__DATA SHOWN__:
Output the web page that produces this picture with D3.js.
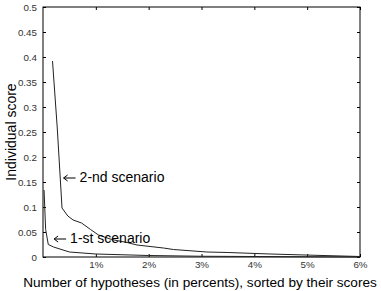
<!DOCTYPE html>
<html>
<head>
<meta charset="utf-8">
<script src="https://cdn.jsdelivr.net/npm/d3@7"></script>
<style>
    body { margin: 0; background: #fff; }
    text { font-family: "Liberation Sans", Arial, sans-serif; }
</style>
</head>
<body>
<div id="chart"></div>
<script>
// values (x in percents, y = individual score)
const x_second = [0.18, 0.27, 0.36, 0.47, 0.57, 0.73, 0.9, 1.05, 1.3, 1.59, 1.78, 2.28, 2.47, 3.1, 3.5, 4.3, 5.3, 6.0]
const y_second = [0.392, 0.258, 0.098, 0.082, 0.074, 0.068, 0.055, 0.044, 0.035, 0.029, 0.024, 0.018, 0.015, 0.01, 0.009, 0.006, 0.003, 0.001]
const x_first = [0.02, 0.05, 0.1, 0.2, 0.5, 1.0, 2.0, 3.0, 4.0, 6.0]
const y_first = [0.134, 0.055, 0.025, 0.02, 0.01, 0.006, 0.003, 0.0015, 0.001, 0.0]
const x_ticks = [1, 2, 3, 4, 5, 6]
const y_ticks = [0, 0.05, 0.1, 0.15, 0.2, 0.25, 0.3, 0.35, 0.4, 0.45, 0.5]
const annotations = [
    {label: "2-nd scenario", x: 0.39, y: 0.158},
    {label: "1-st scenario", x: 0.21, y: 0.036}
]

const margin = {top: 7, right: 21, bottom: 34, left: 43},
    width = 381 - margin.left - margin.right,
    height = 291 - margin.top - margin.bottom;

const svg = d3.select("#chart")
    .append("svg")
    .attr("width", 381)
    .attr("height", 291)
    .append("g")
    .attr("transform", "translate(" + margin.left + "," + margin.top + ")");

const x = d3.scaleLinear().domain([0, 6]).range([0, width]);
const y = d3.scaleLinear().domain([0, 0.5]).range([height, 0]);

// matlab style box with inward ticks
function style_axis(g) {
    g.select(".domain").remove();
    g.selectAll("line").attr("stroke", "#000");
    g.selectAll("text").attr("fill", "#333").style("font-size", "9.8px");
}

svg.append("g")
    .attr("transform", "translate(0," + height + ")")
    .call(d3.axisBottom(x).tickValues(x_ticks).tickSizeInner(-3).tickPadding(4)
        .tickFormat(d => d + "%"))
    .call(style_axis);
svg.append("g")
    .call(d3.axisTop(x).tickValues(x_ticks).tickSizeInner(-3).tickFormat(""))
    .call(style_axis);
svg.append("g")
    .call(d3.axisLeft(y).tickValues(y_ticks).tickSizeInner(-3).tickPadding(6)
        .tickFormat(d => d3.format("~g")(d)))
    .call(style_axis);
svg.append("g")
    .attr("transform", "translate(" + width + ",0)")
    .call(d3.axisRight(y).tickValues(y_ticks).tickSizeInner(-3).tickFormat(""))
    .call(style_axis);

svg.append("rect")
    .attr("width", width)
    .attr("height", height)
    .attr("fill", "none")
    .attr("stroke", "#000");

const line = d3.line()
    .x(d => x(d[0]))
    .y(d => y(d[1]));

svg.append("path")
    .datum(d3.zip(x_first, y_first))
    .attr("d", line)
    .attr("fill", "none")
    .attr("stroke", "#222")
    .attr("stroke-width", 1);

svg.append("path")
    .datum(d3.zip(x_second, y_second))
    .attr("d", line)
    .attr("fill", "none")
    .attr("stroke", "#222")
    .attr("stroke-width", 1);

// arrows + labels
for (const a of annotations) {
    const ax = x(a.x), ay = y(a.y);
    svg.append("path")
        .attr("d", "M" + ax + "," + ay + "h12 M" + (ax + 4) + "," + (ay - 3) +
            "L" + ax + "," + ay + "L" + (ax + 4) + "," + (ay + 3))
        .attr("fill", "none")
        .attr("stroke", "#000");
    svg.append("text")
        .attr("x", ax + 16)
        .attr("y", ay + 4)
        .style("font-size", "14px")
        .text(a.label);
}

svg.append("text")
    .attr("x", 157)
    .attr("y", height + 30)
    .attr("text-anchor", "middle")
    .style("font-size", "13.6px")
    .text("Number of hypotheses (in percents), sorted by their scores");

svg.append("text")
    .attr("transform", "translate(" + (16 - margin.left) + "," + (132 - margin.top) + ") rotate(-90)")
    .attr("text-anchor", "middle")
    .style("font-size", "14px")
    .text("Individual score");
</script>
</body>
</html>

__WHAT IS REQUIRED__: Restate the data above word for word. Skip every picture.

__ANSWER__:
Output the web page that produces this picture with D3.js.
<!DOCTYPE html>
<html>
<head>
<meta charset="utf-8">
<script src="https://cdn.jsdelivr.net/npm/d3@7"></script>
<style>
    body { margin: 0; background: #fff; }
    text { font-family: "Liberation Sans", Arial, sans-serif; }
</style>
</head>
<body>
<div id="chart"></div>
<script>
// values (x in percents, y = individual score)
const x_second = [0.18, 0.27, 0.36, 0.47, 0.57, 0.73, 0.9, 1.05, 1.3, 1.59, 1.78, 2.28, 2.47, 3.1, 3.5, 4.3, 5.3, 6.0]
const y_second = [0.392, 0.258, 0.098, 0.082, 0.074, 0.068, 0.055, 0.044, 0.035, 0.029, 0.024, 0.018, 0.015, 0.01, 0.009, 0.006, 0.003, 0.001]
const x_first = [0.02, 0.05, 0.1, 0.2, 0.5, 1.0, 2.0, 3.0, 4.0, 6.0]
const y_first = [0.134, 0.055, 0.025, 0.02, 0.01, 0.006, 0.003, 0.0015, 0.001, 0.0]
const x_ticks = [1, 2, 3, 4, 5, 6]
const y_ticks = [0, 0.05, 0.1, 0.15, 0.2, 0.25, 0.3, 0.35, 0.4, 0.45, 0.5]
const annotations = [
    {label: "2-nd scenario", x: 0.39, y: 0.158},
    {label: "1-st scenario", x: 0.21, y: 0.036}
]

const margin = {top: 7, right: 21, bottom: 34, left: 43},
    width = 381 - margin.left - margin.right,
    height = 291 - margin.top - margin.bottom;

const svg = d3.select("#chart")
    .append("svg")
    .attr("width", 381)
    .attr("height", 291)
    .append("g")
    .attr("transform", "translate(" + margin.left + "," + margin.top + ")");

const x = d3.scaleLinear().domain([0, 6]).range([0, width]);
const y = d3.scaleLinear().domain([0, 0.5]).range([height, 0]);

// matlab style box with inward ticks
function style_axis(g) {
    g.select(".domain").remove();
    g.selectAll("line").attr("stroke", "#000");
    g.selectAll("text").attr("fill", "#333").style("font-size", "9.8px");
}

svg.append("g")
    .attr("transform", "translate(0," + height + ")")
    .call(d3.axisBottom(x).tickValues(x_ticks).tickSizeInner(-3).tickPadding(4)
        .tickFormat(d => d + "%"))
    .call(style_axis);
svg.append("g")
    .call(d3.axisTop(x).tickValues(x_ticks).tickSizeInner(-3).tickFormat(""))
    .call(style_axis);
svg.append("g")
    .call(d3.axisLeft(y).tickValues(y_ticks).tickSizeInner(-3).tickPadding(6)
        .tickFormat(d => d3.format("~g")(d)))
    .call(style_axis);
svg.append("g")
    .attr("transform", "translate(" + width + ",0)")
    .call(d3.axisRight(y).tickValues(y_ticks).tickSizeInner(-3).tickFormat(""))
    .call(style_axis);

svg.append("rect")
    .attr("width", width)
    .attr("height", height)
    .attr("fill", "none")
    .attr("stroke", "#000");

const line = d3.line()
    .x(d => x(d[0]))
    .y(d => y(d[1]));

svg.append("path")
    .datum(d3.zip(x_first, y_first))
    .attr("d", line)
    .attr("fill", "none")
    .attr("stroke", "#222")
    .attr("stroke-width", 1);

svg.append("path")
    .datum(d3.zip(x_second, y_second))
    .attr("d", line)
    .attr("fill", "none")
    .attr("stroke", "#222")
    .attr("stroke-width", 1);

// arrows + labels
for (const a of annotations) {
    const ax = x(a.x), ay = y(a.y);
    svg.append("path")
        .attr("d", "M" + ax + "," + ay + "h12 M" + (ax + 4) + "," + (ay - 3) +
            "L" + ax + "," + ay + "L" + (ax + 4) + "," + (ay + 3))
        .attr("fill", "none")
        .attr("stroke", "#000");
    svg.append("text")
        .attr("x", ax + 16)
        .attr("y", ay + 4)
        .style("font-size", "14px")
        .text(a.label);
}

svg.append("text")
    .attr("x", 157)
    .attr("y", height + 30)
    .attr("text-anchor", "middle")
    .style("font-size", "13.6px")
    .text("Number of hypotheses (in percents), sorted by their scores");

svg.append("text")
    .attr("transform", "translate(" + (16 - margin.left) + "," + (132 - margin.top) + ") rotate(-90)")
    .attr("text-anchor", "middle")
    .style("font-size", "14px")
    .text("Individual score");
</script>
</body>
</html>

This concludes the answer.